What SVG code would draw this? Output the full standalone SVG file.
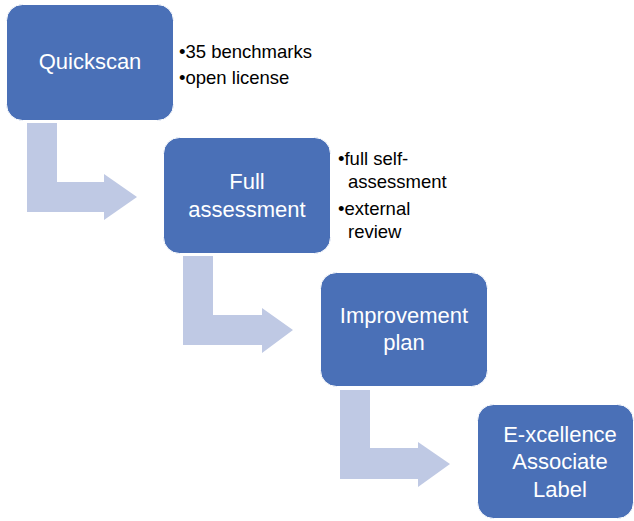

...

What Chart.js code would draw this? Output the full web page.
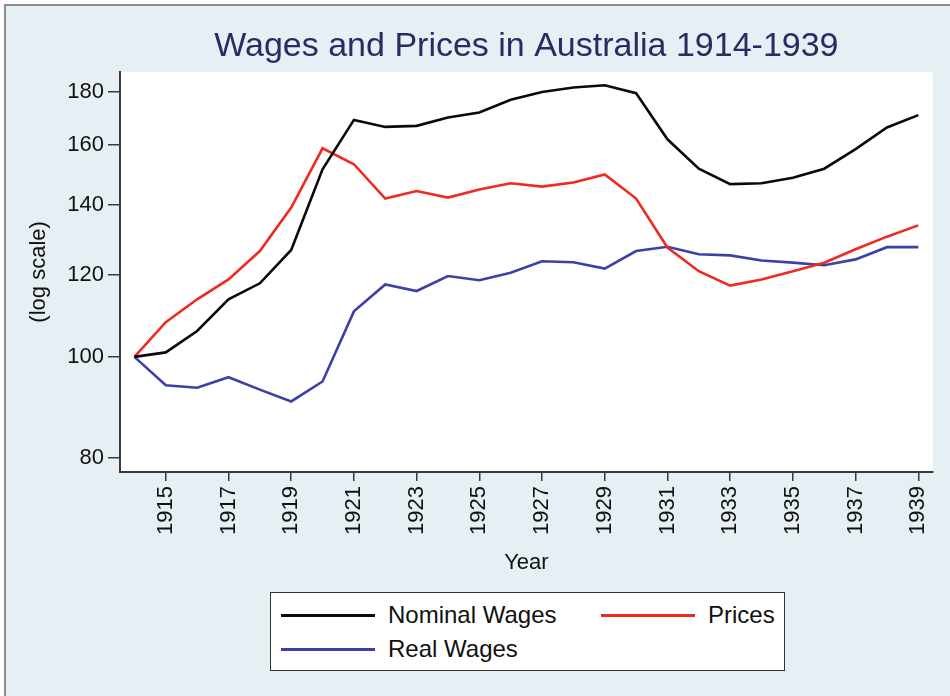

==

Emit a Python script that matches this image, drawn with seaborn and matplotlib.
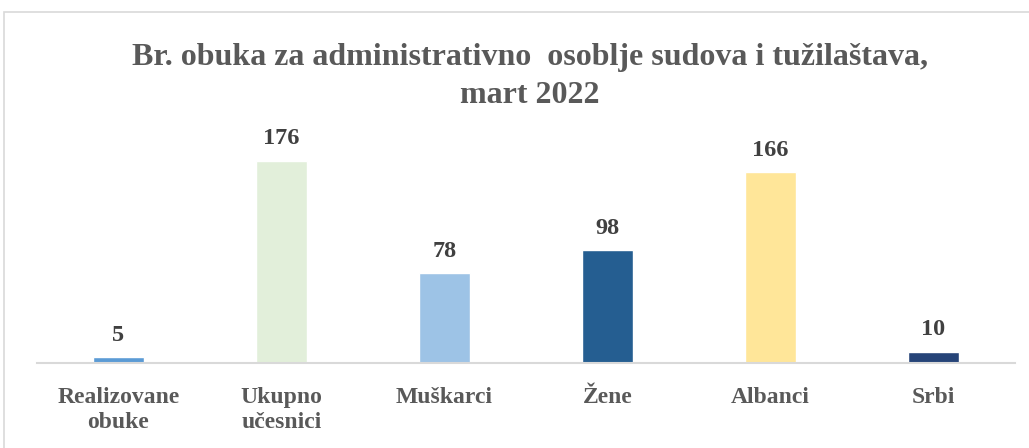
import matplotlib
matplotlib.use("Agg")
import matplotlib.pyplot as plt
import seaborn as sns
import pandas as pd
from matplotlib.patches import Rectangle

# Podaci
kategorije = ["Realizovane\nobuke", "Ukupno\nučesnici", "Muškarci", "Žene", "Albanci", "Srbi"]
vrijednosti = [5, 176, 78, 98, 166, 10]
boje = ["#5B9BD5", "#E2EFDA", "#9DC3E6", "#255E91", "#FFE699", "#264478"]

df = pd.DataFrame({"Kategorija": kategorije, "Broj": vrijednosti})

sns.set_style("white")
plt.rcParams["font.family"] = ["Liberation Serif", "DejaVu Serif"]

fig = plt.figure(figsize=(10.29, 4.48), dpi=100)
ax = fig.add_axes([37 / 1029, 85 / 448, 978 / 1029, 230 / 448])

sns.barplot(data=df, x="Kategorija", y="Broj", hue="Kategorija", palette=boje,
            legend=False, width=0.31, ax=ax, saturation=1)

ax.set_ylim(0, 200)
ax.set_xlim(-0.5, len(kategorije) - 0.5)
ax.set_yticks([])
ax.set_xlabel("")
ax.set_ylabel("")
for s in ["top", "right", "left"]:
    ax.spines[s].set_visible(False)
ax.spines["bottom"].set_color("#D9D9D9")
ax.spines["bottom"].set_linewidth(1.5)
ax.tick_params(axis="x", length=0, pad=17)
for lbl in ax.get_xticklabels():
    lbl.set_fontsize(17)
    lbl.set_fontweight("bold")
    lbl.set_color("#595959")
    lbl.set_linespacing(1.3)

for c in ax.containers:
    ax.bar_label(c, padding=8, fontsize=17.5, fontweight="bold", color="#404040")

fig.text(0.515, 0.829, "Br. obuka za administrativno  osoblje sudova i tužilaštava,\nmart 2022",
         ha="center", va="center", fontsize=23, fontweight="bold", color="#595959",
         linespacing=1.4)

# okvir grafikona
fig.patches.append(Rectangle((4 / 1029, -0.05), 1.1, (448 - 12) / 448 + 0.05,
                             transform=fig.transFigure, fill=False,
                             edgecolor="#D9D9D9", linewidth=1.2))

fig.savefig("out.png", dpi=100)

» Aim: Make an exact copy of the lines from the one that contains "Emit a Python" through the one that contains "from matplotlib.patches import Rectangle", both included, and no other lines. Pictures are skipped.

» Correct response:
Emit a Python script that matches this image, drawn with seaborn and matplotlib.
import matplotlib
matplotlib.use("Agg")
import matplotlib.pyplot as plt
import seaborn as sns
import pandas as pd
from matplotlib.patches import Rectangle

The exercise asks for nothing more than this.